> [Given exercise]: Omit the pictures, then reproduce every remaining record exactly.

[Records with drawing code]
•••••
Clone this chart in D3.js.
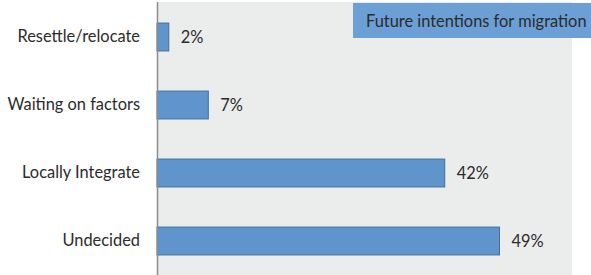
<!DOCTYPE html>
<html>
<head>
<meta charset="utf-8">
<script src="https://cdn.jsdelivr.net/npm/d3@7"></script>
<style>
  body { margin: 0; background: #ffffff; }
  svg { display: block; }
</style>
</head>
<body>
<div id="chart"></div>
<script>
// Chart data
const categories = ['Resettle/relocate', 'Waiting on factors', 'Locally Integrate', 'Undecided'];
const values = [1.7, 7.4, 41.5, 49.4];
const valueLabels = ['2%', '7%', '42%', '49%'];
const title = 'Future intentions for migration';

const width = 591;
const height = 275;
const plot = { left: 157, right: 572, top: 2, bottom: 275 };
const font = 'Lato, "Open Sans", sans-serif';
const fontSize = '16.4px';

const svg = d3.select('#chart')
  .append('svg')
  .attr('width', width)
  .attr('height', height);

// Plot background
svg.append('rect')
  .attr('x', plot.left)
  .attr('y', plot.top)
  .attr('width', plot.right - plot.left)
  .attr('height', plot.bottom - plot.top)
  .style('fill', '#ebecec');

// Scales
const x = d3.scaleLinear()
  .domain([0, 60])
  .range([plot.left, plot.left + 416]);

const y = d3.scaleBand()
  .domain(categories)
  .range([3, 275])
  .paddingInner(0.59)
  .paddingOuter(0.295);

const rows = categories.map((c, i) => ({ category: c, value: values[i], label: valueLabels[i] }));

// Bars
svg.selectAll('.bar')
  .data(rows)
  .enter()
  .append('rect')
  .attr('class', 'bar')
  .attr('x', x(0))
  .attr('y', d => y(d.category))
  .attr('width', d => x(d.value) - x(0))
  .attr('height', y.bandwidth())
  .style('fill', '#5f94cc')
  .style('stroke', '#41719c')
  .style('stroke-width', 1);

// Value labels
svg.selectAll('.value-label')
  .data(rows)
  .enter()
  .append('text')
  .attr('class', 'value-label')
  .attr('x', d => x(d.value) + 12)
  .attr('y', d => y(d.category) + y.bandwidth() / 2)
  .attr('dy', '0.35em')
  .style('font-family', font)
  .style('font-size', fontSize)
  .style('fill', '#2b2b2b')
  .text(d => d.label);

// Category axis
const yAxis = svg.append('g')
  .attr('transform', `translate(${plot.left},0)`)
  .call(d3.axisLeft(y).tickSize(0).tickPadding(17));

yAxis.select('.domain')
  .attr('d', `M0.5,${plot.top}V${plot.bottom}`)
  .style('stroke', '#8c8c8c')
  .style('stroke-width', 1.5);

yAxis.selectAll('text')
  .style('font-family', font)
  .style('font-size', fontSize)
  .style('fill', '#2b2b2b');

// Title box
svg.append('rect')
  .attr('x', 353)
  .attr('y', 3)
  .attr('width', 238)
  .attr('height', 35)
  .style('fill', '#6b9fd5');

svg.append('text')
  .attr('x', 366)
  .attr('y', 21)
  .attr('dy', '0.35em')
  .style('font-family', font)
  .style('font-size', fontSize)
  .style('fill', '#2b2b2b')
  .text(title);
</script>
</body>
</html>
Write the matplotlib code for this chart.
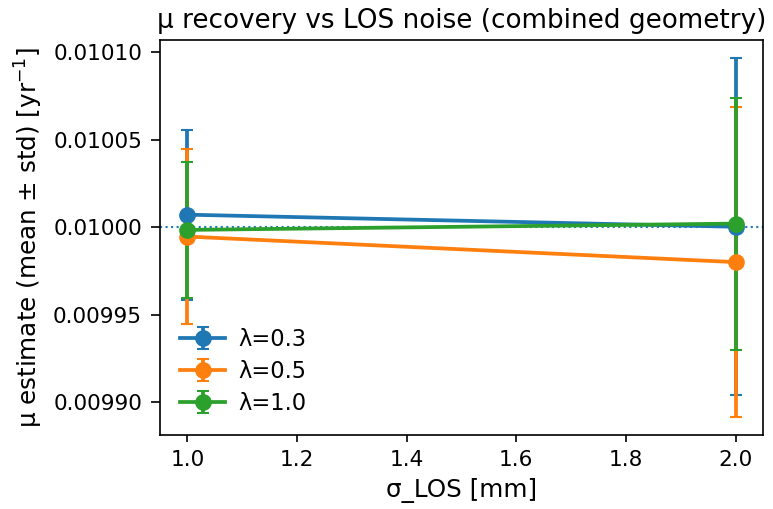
import matplotlib
matplotlib.use("Agg")
import matplotlib.pyplot as plt

sigma_los = [1.0, 2.0]
lambdas = ["0.3", "0.5", "1.0"]
mu_mean = [
    [0.0100071, 0.0100002],
    [0.0099946, 0.0099800],
    [0.0099984, 0.0100020],
]
mu_std = [
    [0.0000486, 0.0000963],
    [0.0000498, 0.0000886],
    [0.0000390, 0.0000720],
]
mu_true = 0.01

fig, ax = plt.subplots(figsize=(773 / 150, 509 / 150), dpi=150)

for lam, m, s in zip(lambdas, mu_mean, mu_std):
    ax.errorbar(sigma_los, m, yerr=s, marker="o", ms=7, capsize=3,
                lw=1.8, label=f"λ={lam}")

ax.axhline(mu_true, ls=":", lw=1)

ax.set_title("μ recovery vs LOS noise (combined geometry)", fontsize=12.6)
ax.set_xlabel("σ_LOS [mm]", fontsize=11.8)
ax.set_ylabel("μ estimate (mean ± std) [yr$^{-1}$]", fontsize=11.8)
ax.tick_params(labelsize=10.4)
ax.tick_params(axis="y", length=4.3, pad=4.3)
ax.legend(loc="lower left", frameon=False, fontsize=10.8,
          labelspacing=0.4, handletextpad=0.6)

fig.subplots_adjust(left=0.207, right=0.987, top=0.921, bottom=0.145)
fig.savefig("out.png", dpi=150)
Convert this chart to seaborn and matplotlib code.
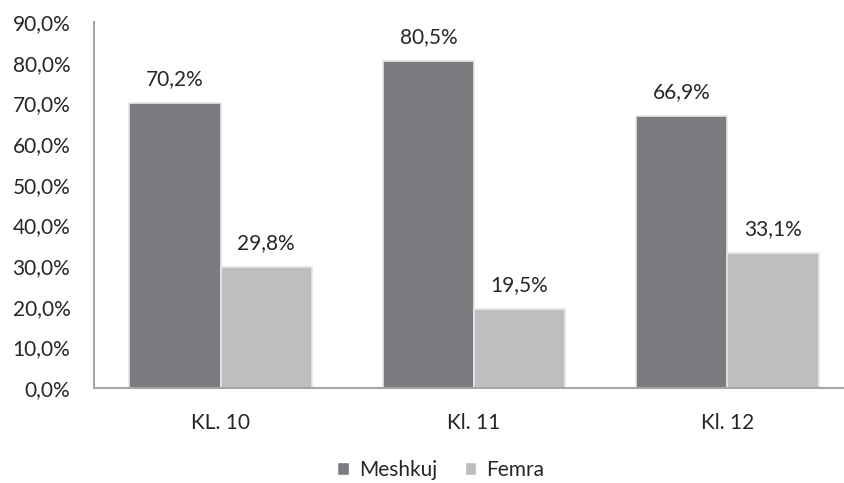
import pandas as pd
import seaborn as sns
import matplotlib.pyplot as plt
from matplotlib.ticker import FuncFormatter
from matplotlib.patches import Patch

# chart data
classes = ['KL. 10', 'Kl. 11', 'Kl. 12']
meshkuj = [70.2, 80.5, 66.9]
femra = [29.8, 19.5, 33.1]
series = ['Meshkuj', 'Femra']
colors = ['#7b7c80', '#bdbec0']

df = pd.DataFrame({
    'klasa': classes * 2,
    'gjinia': ['Meshkuj'] * 3 + ['Femra'] * 3,
    'vlera': meshkuj + femra,
})

sns.set_style('white')
plt.rcParams['font.family'] = ['Lato', 'DejaVu Sans']

fig = plt.figure(figsize=(8.44, 4.83), dpi=100)
ax = fig.add_axes([94 / 844, 95 / 483, 760 / 844, 366 / 483])

sns.barplot(data=df, x='klasa', y='vlera', hue='gjinia', hue_order=series,
            palette=colors, width=0.72, gap=0, edgecolor='#e6e6e6', linewidth=1.2,
            saturation=1, ax=ax, legend=False)

fmt = lambda v: f'{v:.1f}'.replace('.', ',') + '%'
for cont in ax.containers:
    ax.bar_label(cont, labels=[fmt(b.get_height()) for b in cont],
                 padding=10, fontsize=15, color='#262626')

ax.set_ylim(0, 90)
ax.set_xlim(-0.5, 2.5)
ax.set_yticks(range(0, 91, 10))
ax.yaxis.set_major_formatter(FuncFormatter(lambda v, p: fmt(v)))
ax.tick_params(axis='both', length=0, labelsize=15, labelcolor='#262626')
ax.tick_params(axis='y', pad=17)
ax.tick_params(axis='x', pad=18)
ax.set_xlabel('')
ax.set_ylabel('')

for s in ['top', 'right']:
    ax.spines[s].set_visible(False)
for s in ['left', 'bottom']:
    ax.spines[s].set_color('#a6a6a6')
    ax.spines[s].set_linewidth(1.5)

handles = [Patch(facecolor=c, label=l) for c, l in zip(colors, series)]
fig.legend(handles=handles, loc='center', bbox_to_anchor=(441 / 844, 1 - 470 / 483),
           ncol=2, frameon=False, fontsize=15, handlelength=0.55, handleheight=0.55,
           handletextpad=0.5, columnspacing=1.3, labelcolor='#262626')

fig.savefig('out.png', dpi=100)
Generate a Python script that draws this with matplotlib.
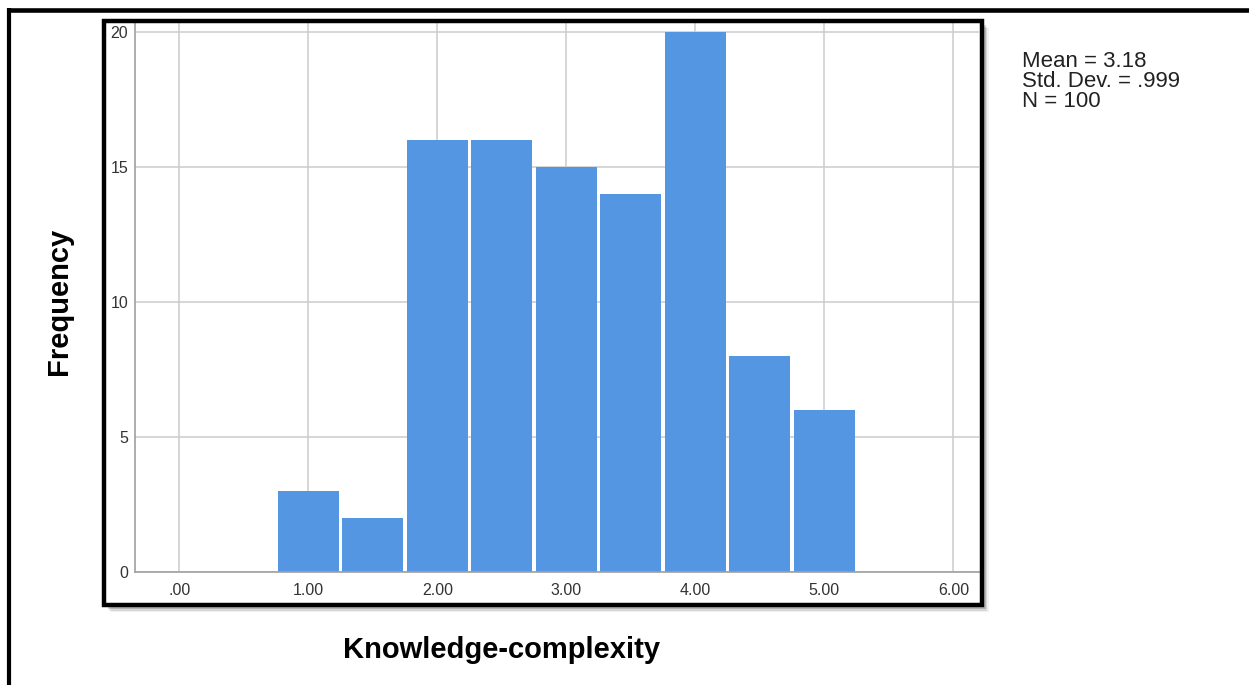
•••••
> [Output]:
Clone this chart in D3.js.
<!DOCTYPE html>
<html>
<head>
<meta charset="utf-8">
<script src="https://cdn.jsdelivr.net/npm/d3@7"></script>
<style>
  body { margin: 0; background: #ffffff; }
  svg { display: block; }
</style>
</head>
<body>
<div id="chart"></div>
<script>
// Chart data
const categories = ['Resettle/relocate', 'Waiting on factors', 'Locally Integrate', 'Undecided'];
const values = [1.7, 7.4, 41.5, 49.4];
const valueLabels = ['2%', '7%', '42%', '49%'];
const title = 'Future intentions for migration';

const width = 591;
const height = 275;
const plot = { left: 157, right: 572, top: 2, bottom: 275 };
const font = 'Lato, "Open Sans", sans-serif';
const fontSize = '16.4px';

const svg = d3.select('#chart')
  .append('svg')
  .attr('width', width)
  .attr('height', height);

// Plot background
svg.append('rect')
  .attr('x', plot.left)
  .attr('y', plot.top)
  .attr('width', plot.right - plot.left)
  .attr('height', plot.bottom - plot.top)
  .style('fill', '#ebecec');

// Scales
const x = d3.scaleLinear()
  .domain([0, 60])
  .range([plot.left, plot.left + 416]);

const y = d3.scaleBand()
  .domain(categories)
  .range([3, 275])
  .paddingInner(0.59)
  .paddingOuter(0.295);

const rows = categories.map((c, i) => ({ category: c, value: values[i], label: valueLabels[i] }));

// Bars
svg.selectAll('.bar')
  .data(rows)
  .enter()
  .append('rect')
  .attr('class', 'bar')
  .attr('x', x(0))
  .attr('y', d => y(d.category))
  .attr('width', d => x(d.value) - x(0))
  .attr('height', y.bandwidth())
  .style('fill', '#5f94cc')
  .style('stroke', '#41719c')
  .style('stroke-width', 1);

// Value labels
svg.selectAll('.value-label')
  .data(rows)
  .enter()
  .append('text')
  .attr('class', 'value-label')
  .attr('x', d => x(d.value) + 12)
  .attr('y', d => y(d.category) + y.bandwidth() / 2)
  .attr('dy', '0.35em')
  .style('font-family', font)
  .style('font-size', fontSize)
  .style('fill', '#2b2b2b')
  .text(d => d.label);

// Category axis
const yAxis = svg.append('g')
  .attr('transform', `translate(${plot.left},0)`)
  .call(d3.axisLeft(y).tickSize(0).tickPadding(17));

yAxis.select('.domain')
  .attr('d', `M0.5,${plot.top}V${plot.bottom}`)
  .style('stroke', '#8c8c8c')
  .style('stroke-width', 1.5);

yAxis.selectAll('text')
  .style('font-family', font)
  .style('font-size', fontSize)
  .style('fill', '#2b2b2b');

// Title box
svg.append('rect')
  .attr('x', 353)
  .attr('y', 3)
  .attr('width', 238)
  .attr('height', 35)
  .style('fill', '#6b9fd5');

svg.append('text')
  .attr('x', 366)
  .attr('y', 21)
  .attr('dy', '0.35em')
  .style('font-family', font)
  .style('font-size', fontSize)
  .style('fill', '#2b2b2b')
  .text(title);
</script>
</body>
</html>
Write the matplotlib code for this chart.
import matplotlib
matplotlib.use("Agg")
import matplotlib.pyplot as plt

sigma_los = [1.0, 2.0]
lambdas = ["0.3", "0.5", "1.0"]
mu_mean = [
    [0.0100071, 0.0100002],
    [0.0099946, 0.0099800],
    [0.0099984, 0.0100020],
]
mu_std = [
    [0.0000486, 0.0000963],
    [0.0000498, 0.0000886],
    [0.0000390, 0.0000720],
]
mu_true = 0.01

fig, ax = plt.subplots(figsize=(773 / 150, 509 / 150), dpi=150)

for lam, m, s in zip(lambdas, mu_mean, mu_std):
    ax.errorbar(sigma_los, m, yerr=s, marker="o", ms=7, capsize=3,
                lw=1.8, label=f"λ={lam}")

ax.axhline(mu_true, ls=":", lw=1)

ax.set_title("μ recovery vs LOS noise (combined geometry)", fontsize=12.6)
ax.set_xlabel("σ_LOS [mm]", fontsize=11.8)
ax.set_ylabel("μ estimate (mean ± std) [yr$^{-1}$]", fontsize=11.8)
ax.tick_params(labelsize=10.4)
ax.tick_params(axis="y", length=4.3, pad=4.3)
ax.legend(loc="lower left", frameon=False, fontsize=10.8,
          labelspacing=0.4, handletextpad=0.6)

fig.subplots_adjust(left=0.207, right=0.987, top=0.921, bottom=0.145)
fig.savefig("out.png", dpi=150)
Convert this chart to seaborn and matplotlib code.
import pandas as pd
import seaborn as sns
import matplotlib.pyplot as plt
from matplotlib.ticker import FuncFormatter
from matplotlib.patches import Patch

# chart data
classes = ['KL. 10', 'Kl. 11', 'Kl. 12']
meshkuj = [70.2, 80.5, 66.9]
femra = [29.8, 19.5, 33.1]
series = ['Meshkuj', 'Femra']
colors = ['#7b7c80', '#bdbec0']

df = pd.DataFrame({
    'klasa': classes * 2,
    'gjinia': ['Meshkuj'] * 3 + ['Femra'] * 3,
    'vlera': meshkuj + femra,
})

sns.set_style('white')
plt.rcParams['font.family'] = ['Lato', 'DejaVu Sans']

fig = plt.figure(figsize=(8.44, 4.83), dpi=100)
ax = fig.add_axes([94 / 844, 95 / 483, 760 / 844, 366 / 483])

sns.barplot(data=df, x='klasa', y='vlera', hue='gjinia', hue_order=series,
            palette=colors, width=0.72, gap=0, edgecolor='#e6e6e6', linewidth=1.2,
            saturation=1, ax=ax, legend=False)

fmt = lambda v: f'{v:.1f}'.replace('.', ',') + '%'
for cont in ax.containers:
    ax.bar_label(cont, labels=[fmt(b.get_height()) for b in cont],
                 padding=10, fontsize=15, color='#262626')

ax.set_ylim(0, 90)
ax.set_xlim(-0.5, 2.5)
ax.set_yticks(range(0, 91, 10))
ax.yaxis.set_major_formatter(FuncFormatter(lambda v, p: fmt(v)))
ax.tick_params(axis='both', length=0, labelsize=15, labelcolor='#262626')
ax.tick_params(axis='y', pad=17)
ax.tick_params(axis='x', pad=18)
ax.set_xlabel('')
ax.set_ylabel('')

for s in ['top', 'right']:
    ax.spines[s].set_visible(False)
for s in ['left', 'bottom']:
    ax.spines[s].set_color('#a6a6a6')
    ax.spines[s].set_linewidth(1.5)

handles = [Patch(facecolor=c, label=l) for c, l in zip(colors, series)]
fig.legend(handles=handles, loc='center', bbox_to_anchor=(441 / 844, 1 - 470 / 483),
           ncol=2, frameon=False, fontsize=15, handlelength=0.55, handleheight=0.55,
           handletextpad=0.5, columnspacing=1.3, labelcolor='#262626')

fig.savefig('out.png', dpi=100)
Generate a Python script that draws this with matplotlib.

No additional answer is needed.